== Instructions to follow ==
Leave out the pictures and reproduce all of the data exactly.

== Source material ==
────────────────

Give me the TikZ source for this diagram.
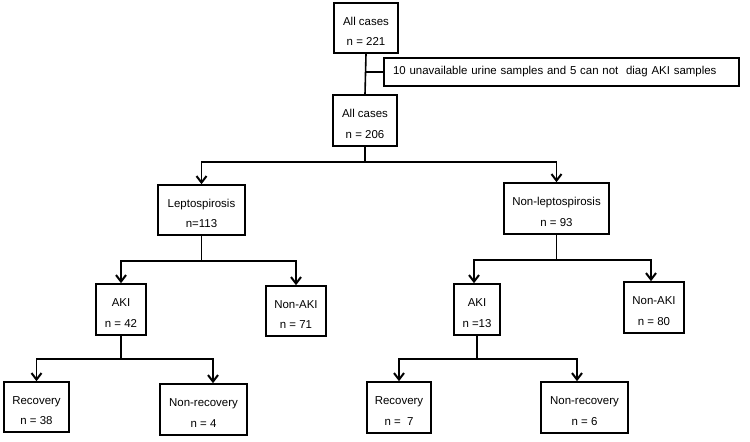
\documentclass[tikz,border=0pt]{standalone}
\usepackage{fontspec}
\setmainfont{Liberation Sans}
\usetikzlibrary{arrows.meta}
\newcommand\tup{\rule{0pt}{15bp}}
\begin{document}
\begin{tikzpicture}[x=1bp,y=-1bp,
  box/.style={draw,line width=1.6bp,align=center,inner sep=0pt,
    font=\fontsize{11.5}{20.5}\selectfont},
  lnk/.style={line width=1.6bp},
  arr/.style={line width=1.6bp,-{Straight Barb[length=6.5bp,width=10bp,line width=2bp]}}]
\useasboundingbox (0,0) rectangle (750,442);
\node[box,minimum width=64bp,minimum height=50bp] (top) at (366,28) {\tup All cases\\n = 221};
\node[box,minimum height=28bp,text width=337bp,inner xsep=9bp,align=left] (excl) at (561.5,72) {10 unavailable urine samples and 5 can not\ \ diag AKI samples};
\node[box,minimum width=64bp,minimum height=51bp] (all2) at (365,120.5) {\tup All cases\\n = 206};
\node[box,minimum width=87bp,minimum height=50bp] (lep) at (201.5,210) {\tup Leptospirosis\\n=113};
\node[box,minimum width=105bp,minimum height=51bp] (nonlep) at (556.5,208.5) {\tup Non-leptospirosis\\n = 93};
\node[box,minimum width=50bp,minimum height=51bp] (aki1) at (121,309.5) {\tup AKI\\n = 42};
\node[box,minimum width=60bp,minimum height=50bp] (nonaki1) at (296,311) {\tup Non-AKI\\n = 71};
\node[box,minimum width=46bp,minimum height=51bp] (aki2) at (477,309.5) {\tup AKI\\n =13};
\node[box,minimum width=60bp,minimum height=51bp] (nonaki2) at (654,307.5) {\tup Non-AKI\\n = 80};
\node[box,minimum width=65bp,minimum height=50bp] (rec1) at (36.5,407) {\tup Recovery\\n = 38};
\node[box,minimum width=87bp,minimum height=51bp] (nonrec1) at (203.5,409.5) {\tup Non-recovery\\n = 4};
\node[box,minimum width=64bp,minimum height=51bp] (rec2) at (399,407.5) {\tup Recovery\\n = \ 7};
\node[box,minimum width=87bp,minimum height=51bp] (nonrec2) at (584.5,407.5) {\tup Non-recovery\\n = 6};
% connectors
\draw[lnk] (top.south) -- (all2.north);
\draw[lnk] (excl.west) -- (excl.west -| top.south);
\draw[lnk] (all2.south) -- ++(0,15) coordinate (j1);
\draw[arr] (j1) -| (lep.north);
\draw[arr] (j1) -| (nonlep.north);
\draw[lnk] (lep.south) -- ++(0,25) coordinate (j2);
\draw[arr] (j2) -| (aki1.north);
\draw[arr] (j2) -| (nonaki1.north);
\draw[lnk] (nonlep.south) -- ++(0,25) coordinate (j3);
\draw[arr] (j3) -| ([xshift=-3bp]aki2.north);
\draw[arr] (j3) -| ([xshift=-3bp]nonaki2.north);
\draw[lnk] (aki1.south) -- ++(0,23) coordinate (j4);
\draw[arr] (j4) -| (rec1.north);
\draw[arr] (j4) -| ([xshift=9.5bp]nonrec1.north);
\draw[lnk] (aki2.south) -- ++(0,23) coordinate (j5);
\draw[arr] (j5) -| (rec2.north);
\draw[arr] (j5) -| ([xshift=-7.5bp]nonrec2.north);
\end{tikzpicture}
\end{document}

────────────────

== The completed task ==
Give me the TikZ source for this diagram.
\documentclass[tikz,border=0pt]{standalone}
\usepackage{fontspec}
\setmainfont{Liberation Sans}
\usetikzlibrary{arrows.meta}
\newcommand\tup{\rule{0pt}{15bp}}
\begin{document}
\begin{tikzpicture}[x=1bp,y=-1bp,
  box/.style={draw,line width=1.6bp,align=center,inner sep=0pt,
    font=\fontsize{11.5}{20.5}\selectfont},
  lnk/.style={line width=1.6bp},
  arr/.style={line width=1.6bp,-{Straight Barb[length=6.5bp,width=10bp,line width=2bp]}}]
\useasboundingbox (0,0) rectangle (750,442);
\node[box,minimum width=64bp,minimum height=50bp] (top) at (366,28) {\tup All cases\\n = 221};
\node[box,minimum height=28bp,text width=337bp,inner xsep=9bp,align=left] (excl) at (561.5,72) {10 unavailable urine samples and 5 can not\ \ diag AKI samples};
\node[box,minimum width=64bp,minimum height=51bp] (all2) at (365,120.5) {\tup All cases\\n = 206};
\node[box,minimum width=87bp,minimum height=50bp] (lep) at (201.5,210) {\tup Leptospirosis\\n=113};
\node[box,minimum width=105bp,minimum height=51bp] (nonlep) at (556.5,208.5) {\tup Non-leptospirosis\\n = 93};
\node[box,minimum width=50bp,minimum height=51bp] (aki1) at (121,309.5) {\tup AKI\\n = 42};
\node[box,minimum width=60bp,minimum height=50bp] (nonaki1) at (296,311) {\tup Non-AKI\\n = 71};
\node[box,minimum width=46bp,minimum height=51bp] (aki2) at (477,309.5) {\tup AKI\\n =13};
\node[box,minimum width=60bp,minimum height=51bp] (nonaki2) at (654,307.5) {\tup Non-AKI\\n = 80};
\node[box,minimum width=65bp,minimum height=50bp] (rec1) at (36.5,407) {\tup Recovery\\n = 38};
\node[box,minimum width=87bp,minimum height=51bp] (nonrec1) at (203.5,409.5) {\tup Non-recovery\\n = 4};
\node[box,minimum width=64bp,minimum height=51bp] (rec2) at (399,407.5) {\tup Recovery\\n = \ 7};
\node[box,minimum width=87bp,minimum height=51bp] (nonrec2) at (584.5,407.5) {\tup Non-recovery\\n = 6};
% connectors
\draw[lnk] (top.south) -- (all2.north);
\draw[lnk] (excl.west) -- (excl.west -| top.south);
\draw[lnk] (all2.south) -- ++(0,15) coordinate (j1);
\draw[arr] (j1) -| (lep.north);
\draw[arr] (j1) -| (nonlep.north);
\draw[lnk] (lep.south) -- ++(0,25) coordinate (j2);
\draw[arr] (j2) -| (aki1.north);
\draw[arr] (j2) -| (nonaki1.north);
\draw[lnk] (nonlep.south) -- ++(0,25) coordinate (j3);
\draw[arr] (j3) -| ([xshift=-3bp]aki2.north);
\draw[arr] (j3) -| ([xshift=-3bp]nonaki2.north);
\draw[lnk] (aki1.south) -- ++(0,23) coordinate (j4);
\draw[arr] (j4) -| (rec1.north);
\draw[arr] (j4) -| ([xshift=9.5bp]nonrec1.north);
\draw[lnk] (aki2.south) -- ++(0,23) coordinate (j5);
\draw[arr] (j5) -| (rec2.north);
\draw[arr] (j5) -| ([xshift=-7.5bp]nonrec2.north);
\end{tikzpicture}
\end{document}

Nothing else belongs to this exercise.